A SMATTERING OF PHOTOS TONIGHT LEFT OVER FROM SUNDAY MORNINGS DRIVE TO VULTURE PEAK….RAVEN’S ROOST AT THE CONGRESS GAS STATION
Sunday afternoon’s strong gusting Southwest winds blew a whole herd of dark ominous storm clouds flecked with rumbles of thunder by us Sunday night. Overnight skies mostly cleared leaving us with a high wispy cloud cover this morning which by afternoon became heavier & temps dropped into the upper 50’s. However, warmer temps are due in on the midnight express.
Kelly headed off to Wickenburg’s Pioneer Title Company first thing to pick up a new set of ‘house sale’ papers. Of course the title company already has all our information but we do have to fill out the paper work again & start anew. At present we have 2 offers on the table & will decide shortly if we will go with one of those offers or return next October & begin the selling process all over again.
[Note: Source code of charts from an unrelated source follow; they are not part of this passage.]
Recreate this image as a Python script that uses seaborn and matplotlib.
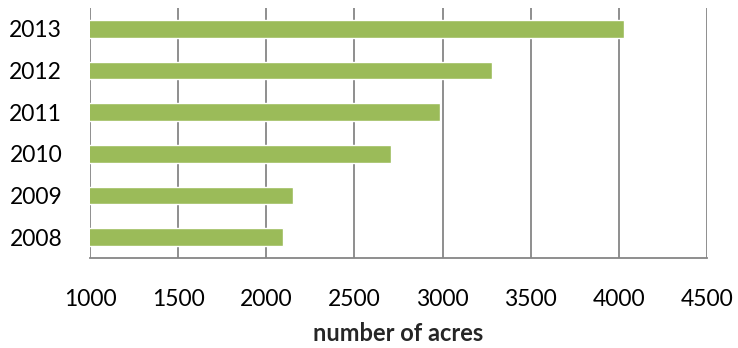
import matplotlib
matplotlib.use("Agg")
import matplotlib.pyplot as plt
import seaborn as sns
import pandas as pd

years = ["2013", "2012", "2011", "2010", "2009", "2008"]
acres = [4032, 3282, 2988, 2707, 2152, 2093]
xticks = [1000, 1500, 2000, 2500, 3000, 3500, 4000, 4500]

sns.set_style("white")
plt.rcParams["font.family"] = ["Lato", "DejaVu Sans"]

df = pd.DataFrame({"year": years, "acres": acres})

fig = plt.figure(figsize=(7.38, 3.48), dpi=100)
ax = fig.add_axes([90 / 738, 1 - 258 / 348, (707 - 90) / 738, (258 - 8) / 348])

sns.barplot(data=df, x="acres", y="year", order=years, color="#9BBB59",
            width=0.42, saturation=1, ax=ax, zorder=3)

ax.set_xlim(1000, 4500)
ax.set_ylim(5.5, -0.5)
ax.set_xticks(xticks)
ax.set_xticklabels([str(t) for t in xticks])
ax.xaxis.grid(True, color="#868686", linewidth=1.3, zorder=0)
ax.set_axisbelow(True)
for s in ["top", "left", "right"]:
    ax.spines[s].set_visible(False)
ax.spines["bottom"].set_color("#868686")
ax.spines["bottom"].set_linewidth(1.3)
ax.tick_params(axis="x", length=0, pad=22, labelsize=16.5, colors="black")
ax.tick_params(axis="y", length=0, pad=20, labelsize=16.5, colors="black")
ax.set_ylabel("")
ax.set_xlabel("number of acres", fontsize=17, fontweight="bold", labelpad=9)

fig.savefig("out.png", dpi=100, facecolor="white")
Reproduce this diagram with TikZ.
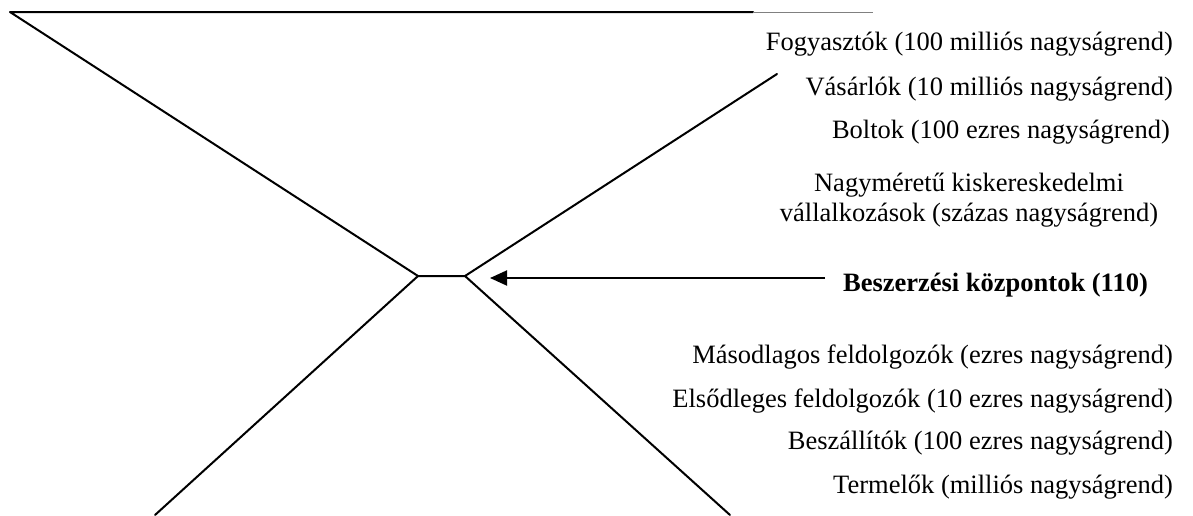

THOSE 2 WHITE DOTS AT THE BASE OF THE DATE CREEK MOUNTAINS ARE THE WATER TANKS ABOUT A BLOCK FROM OUR HOUSE IN CONGRESS….300mm PHOTO TAKEN FROM THE VULTURE PEAK AREA
Waiting has never been one of my strong points whether it’s waiting in a line-up, waiting for weather to change, waiting at a traffic light or waiting for a decision to be made. And of course once a decision is made I always like to pounce on it right away instead of sitting around waiting to make that decision happen. That waiting stuff makes me a very restless person at times & needless to say I am very restless at the moment.
SUNDAY’S RED TAIL HAWK NEAR VULTURE PEAK
Saw this on Twitter today & could readily identify with what it said, "A writer is a writer not because they write well & easily, because they have amazing talent, or because everything they do is golden. A writer is a writer because, even when there is no hope, even when nothing they do shows any sign of promise, they keep on writing anyway". Thought that kinda summed things for a few of we blogger folks out here:))
SURE HAD A SLEEPY LITTLE DOGGY BY THE TIME WE GOT HOME SUNDAY
After reading the ‘a writer is a writer’ piece on Twitter today it got me to thinking. Am I a writer or a blogger. Are they the same thing or greatly different & if so who & what determines that. Well it was off to the internet with me & I found this interesting piece entitled, ‘Who Am I? A writer or a blogger?’ Just as I am not comfortable calling myself a photographer I have never been comfortable calling myself a writer either. The word blogger fits me fine & I’m as comfortable with that as being called just a guy with a camera.
CLOSE UP OF VULTURE PEAK
Have you ever stepped up to the mirror & wrecked your face?? I did that this morning when I was having at myself with an electric shaver. It was by no means the first time I’d cut one sideburn an inch shorter than the other or lobsided my moustache enough to give a noticeable slant to my head. This mornings escapade was to unevenly gouge out my recently slimmed down chin beard to a point where it was totally unsalvageable. Walked around all day with uneven sideburns, a lobsided head & a tattered looking chin beard. This afternoon it was back to the mirror in hopes of righting the wrongs. Sideburns are now sorta kinda even, moustache is debatably leveled up & the chin beard is noticeably missing in action but now I got an even bigger problem. One glance in the mirror told me instantly why I had covered up the lower part of my face in the first place many years ago. Eeeee Gads my mouth is noticeably crooked, my chin nearly meets my bottom lip & the whole area has aged immeasurably since I last saw it as a much younger man. First thing Tuesday morning I’m going to drive back out to Vulture Peak where I saw those cows Sunday & grab me a handful of cow manure. I figure if I smear some of that fertilizer on my chin it will speed up & stimulate some fast hair growth & I can quickly get that lower part of my face covered up with white hair again before I have to go out in public. Well that’s what I figure anyway………..
GROANER’S CORNER:(( A yuppie opened the door of his BMW, when suddenly a car came along and hit the door, ripping it off completely. When the police arrived at the scene, the yuppie was complaining bitterly about the damage to his precious BMW. "Officer, look what they've done to my Beeeemer!!!" he whined. "You yuppies are so materialistic, you make me sick!!!" retorted the officer, "You're so worried about your stupid BMW, that you didn't even notice that your left arm was ripped off!!!" Oh my gaaad...", replied the yuppie, finally noticing the bloody left shoulder where his arm once was, "Where's my Rolex!!!!!"